Citizenship is traditionally viewed as a legal status to be possessed. Cultivating Membership in Taiwan and Beyond: Relational Citizenship proposes the concept of relational citizenship to articulate the value-laden, interactive nature of belongingness. Hsin-I Cheng examines the role of relationality which produces and is a product of localized emotions. Cheng attends to particular histories and global trajectories embedded within uneven power relations. By focusing on Taiwan, a non-Western society with a tradition to adeptly attune to local experiences and those from various global influences, relational citizenship highlights the measures used to define and encourage interactions with newcomers. This book shows the multilayered communicative processes in which relations are gradually created, challenged, merged, disrupted, repaired, and solidified. Cheng further argues that this concept is not bound to nation-state geographic boundaries as relationality bleeds through national borders. Relational citizenship has the potential to move beyond the East vs.
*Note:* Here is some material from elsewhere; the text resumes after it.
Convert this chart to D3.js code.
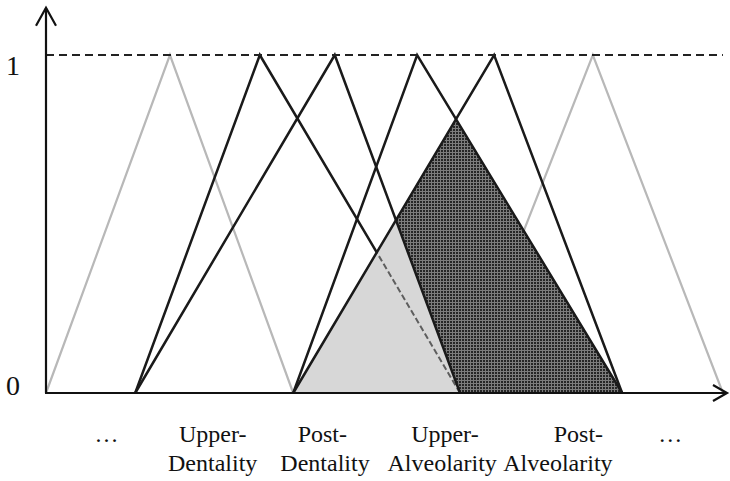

West epistemology to examine peoples’ lived realities wherein the sense of belonging is discursively accomplished, viscerally experienced, and publicly performed.
Hsin-I Cheng is associate professor of communication studies at Middle Tennessee State University.
Introduction: Multiculturalism, Communication, and Critical Citizenship Studies
Chapter 1: Taiwan—Hybridity of Intercultural Practices
Chapter 2: Relational Citizenship as a Communication Strategy for National Identity and Border
Chapter 3: Citizens as Relational Partners
Chapter 4: Embodied Relational Citizenship in the Public: Place, Visibility, and Emotions
Chapter 5: Relational Citizenship Beyond Taiwan–the United States
Conclusion: Relational Framework in Communicating About Citizenship
The independent nation-state of Taiwan, formerly known as Formosa, has been colonized over the past centuries by the Dutch, the Spanish, various Qing-era Chinese warlords, and imperial Japan. And throughout it all, Taiwan has welcomed immigrants, travelers, adventurers, and refugees, rendering it one of most multicultural places on the planet, a living laboratory of mixed languages, intermingled cultures, crisscrossing markets, international media flows, and political intrigue—it is the poster child of hybridity in an age of globalization. Hsin-i Cheng offers her insights into how citizens create senses of belonging amidst this miracle of complexity and possibility. Cultivating Membership in Taiwan and Beyond: Relational Citizenship will therefore appeal to students and scholars of intercultural and international communication, globalization studies, and debates about community and citizenship in an age of contested nationalisms.
Cultivating Membership in Taiwan and Beyond offers an important contribution to the interdisciplinary study of citizenship as a contemporary political practice and social force. This book invites readers to consider practices of citizenship in their multiplicity and diversity. Focusing on the case of Taiwan, Cultivating Membership in Taiwan and Beyond articulates a perspective emphasizing culture, connection, and fluidity. Readers learn how discourses of citizenship encourage residents of a polity to reflect on issues of membership and belonging. Drawing attention to a region of the globe too often neglected in studies of citizenship, this book offers larger lessons that may illuminate practices of citizenship across contexts and cultures.
Cheng’s study of relational citizenship has a grand attempt to engage in scholars of intercultural communication, critical cultural studies, and critical racial theory. Cheng explores how relations are gradually created, challenged, and solidified by a case study of immigrants in Taiwan. With a thick description of Taiwan’s history, nation-building process, and voices of immigrants, Cheng’s conclusion and critique offer insights for other societies to rethink their immigration policies and border management.